Exercise description
Reproduce exactly, with no pictures, each line from the opening of the material down through the line containing "Chart.register(...registerables);".

Provided material

+-------+

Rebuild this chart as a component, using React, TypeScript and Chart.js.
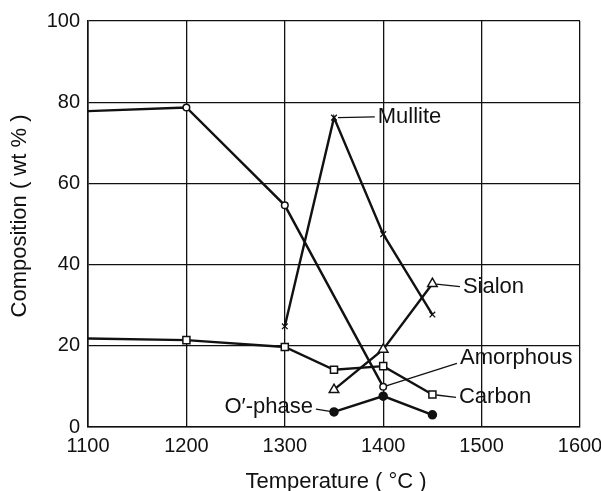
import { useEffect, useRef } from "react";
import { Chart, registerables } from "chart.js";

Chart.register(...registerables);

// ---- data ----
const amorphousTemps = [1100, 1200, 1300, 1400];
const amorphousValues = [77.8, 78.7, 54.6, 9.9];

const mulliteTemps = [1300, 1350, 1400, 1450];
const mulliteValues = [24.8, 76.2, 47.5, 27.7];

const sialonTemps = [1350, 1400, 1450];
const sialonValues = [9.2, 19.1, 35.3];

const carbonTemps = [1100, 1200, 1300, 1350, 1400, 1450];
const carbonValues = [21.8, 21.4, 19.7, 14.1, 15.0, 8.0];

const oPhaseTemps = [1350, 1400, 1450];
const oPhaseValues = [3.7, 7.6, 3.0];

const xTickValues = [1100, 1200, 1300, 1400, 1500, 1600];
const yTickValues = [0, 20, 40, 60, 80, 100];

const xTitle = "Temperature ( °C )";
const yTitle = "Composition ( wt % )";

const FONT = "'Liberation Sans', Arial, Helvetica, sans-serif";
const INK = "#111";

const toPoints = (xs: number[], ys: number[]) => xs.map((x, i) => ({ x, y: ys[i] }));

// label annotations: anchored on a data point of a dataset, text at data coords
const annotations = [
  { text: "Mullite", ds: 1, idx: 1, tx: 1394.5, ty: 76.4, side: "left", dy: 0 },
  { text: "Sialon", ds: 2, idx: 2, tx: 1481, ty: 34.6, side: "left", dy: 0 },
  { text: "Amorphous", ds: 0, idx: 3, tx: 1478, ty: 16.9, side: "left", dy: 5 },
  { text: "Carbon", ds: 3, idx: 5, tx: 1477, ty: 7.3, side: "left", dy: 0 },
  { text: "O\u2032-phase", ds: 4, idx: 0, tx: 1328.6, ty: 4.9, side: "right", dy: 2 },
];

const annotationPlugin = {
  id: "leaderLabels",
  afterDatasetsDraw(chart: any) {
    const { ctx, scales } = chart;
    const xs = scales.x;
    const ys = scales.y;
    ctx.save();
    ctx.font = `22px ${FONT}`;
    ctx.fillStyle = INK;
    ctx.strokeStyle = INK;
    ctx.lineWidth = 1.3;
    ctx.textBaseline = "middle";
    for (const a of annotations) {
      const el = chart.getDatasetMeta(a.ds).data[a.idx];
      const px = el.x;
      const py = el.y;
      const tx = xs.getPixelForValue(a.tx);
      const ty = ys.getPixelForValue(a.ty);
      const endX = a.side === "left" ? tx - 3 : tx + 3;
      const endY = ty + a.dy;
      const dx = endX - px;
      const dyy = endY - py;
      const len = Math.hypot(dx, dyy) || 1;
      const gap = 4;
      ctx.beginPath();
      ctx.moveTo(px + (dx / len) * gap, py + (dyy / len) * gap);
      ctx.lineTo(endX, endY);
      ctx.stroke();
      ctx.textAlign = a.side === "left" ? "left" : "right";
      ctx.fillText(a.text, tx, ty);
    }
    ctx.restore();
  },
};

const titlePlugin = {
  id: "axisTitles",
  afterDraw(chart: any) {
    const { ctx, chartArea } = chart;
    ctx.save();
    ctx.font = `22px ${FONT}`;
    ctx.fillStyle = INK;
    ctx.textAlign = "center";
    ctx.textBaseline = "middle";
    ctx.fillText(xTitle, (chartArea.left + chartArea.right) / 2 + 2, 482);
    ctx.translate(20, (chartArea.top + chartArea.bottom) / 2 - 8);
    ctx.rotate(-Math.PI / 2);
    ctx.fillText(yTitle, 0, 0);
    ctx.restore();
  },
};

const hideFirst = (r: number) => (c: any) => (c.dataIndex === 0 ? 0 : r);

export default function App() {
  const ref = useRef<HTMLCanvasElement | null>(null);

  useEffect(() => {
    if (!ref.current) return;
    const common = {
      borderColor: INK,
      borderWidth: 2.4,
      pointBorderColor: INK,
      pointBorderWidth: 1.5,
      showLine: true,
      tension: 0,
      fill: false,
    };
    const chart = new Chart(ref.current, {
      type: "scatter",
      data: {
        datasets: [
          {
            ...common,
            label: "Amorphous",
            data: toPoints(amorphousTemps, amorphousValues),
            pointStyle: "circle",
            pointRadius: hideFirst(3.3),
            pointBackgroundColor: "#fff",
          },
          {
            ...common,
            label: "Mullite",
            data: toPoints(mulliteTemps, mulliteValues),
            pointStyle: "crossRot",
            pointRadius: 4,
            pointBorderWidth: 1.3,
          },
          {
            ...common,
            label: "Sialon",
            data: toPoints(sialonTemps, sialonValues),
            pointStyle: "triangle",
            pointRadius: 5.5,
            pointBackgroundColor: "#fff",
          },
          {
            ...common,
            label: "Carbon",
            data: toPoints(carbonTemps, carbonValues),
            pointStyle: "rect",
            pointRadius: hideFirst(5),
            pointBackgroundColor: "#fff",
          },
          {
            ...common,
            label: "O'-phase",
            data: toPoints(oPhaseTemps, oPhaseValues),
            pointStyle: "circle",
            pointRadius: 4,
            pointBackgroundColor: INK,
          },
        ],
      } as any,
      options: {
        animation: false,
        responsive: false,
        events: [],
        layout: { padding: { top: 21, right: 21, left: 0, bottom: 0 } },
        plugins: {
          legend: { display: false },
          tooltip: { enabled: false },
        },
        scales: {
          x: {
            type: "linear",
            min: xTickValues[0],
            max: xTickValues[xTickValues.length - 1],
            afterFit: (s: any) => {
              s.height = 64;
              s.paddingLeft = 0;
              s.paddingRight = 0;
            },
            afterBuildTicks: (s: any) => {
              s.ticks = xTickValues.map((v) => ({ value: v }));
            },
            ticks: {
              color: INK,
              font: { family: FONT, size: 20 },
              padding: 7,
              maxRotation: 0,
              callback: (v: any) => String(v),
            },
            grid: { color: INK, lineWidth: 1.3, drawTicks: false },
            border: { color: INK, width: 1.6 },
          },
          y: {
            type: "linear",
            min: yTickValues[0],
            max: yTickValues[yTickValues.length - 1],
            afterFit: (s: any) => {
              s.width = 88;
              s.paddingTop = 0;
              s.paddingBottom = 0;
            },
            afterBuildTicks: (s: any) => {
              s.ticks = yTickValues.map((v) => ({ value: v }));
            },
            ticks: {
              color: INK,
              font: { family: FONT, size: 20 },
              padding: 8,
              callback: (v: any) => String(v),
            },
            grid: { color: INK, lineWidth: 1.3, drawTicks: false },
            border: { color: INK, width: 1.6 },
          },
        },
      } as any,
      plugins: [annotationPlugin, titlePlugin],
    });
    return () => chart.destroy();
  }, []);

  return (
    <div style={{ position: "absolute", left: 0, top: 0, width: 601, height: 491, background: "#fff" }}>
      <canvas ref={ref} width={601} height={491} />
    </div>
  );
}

+-------+

Solution to the exercise
Rebuild this chart as a component, using React, TypeScript and Chart.js.
import { useEffect, useRef } from "react";
import { Chart, registerables } from "chart.js";

Chart.register(...registerables);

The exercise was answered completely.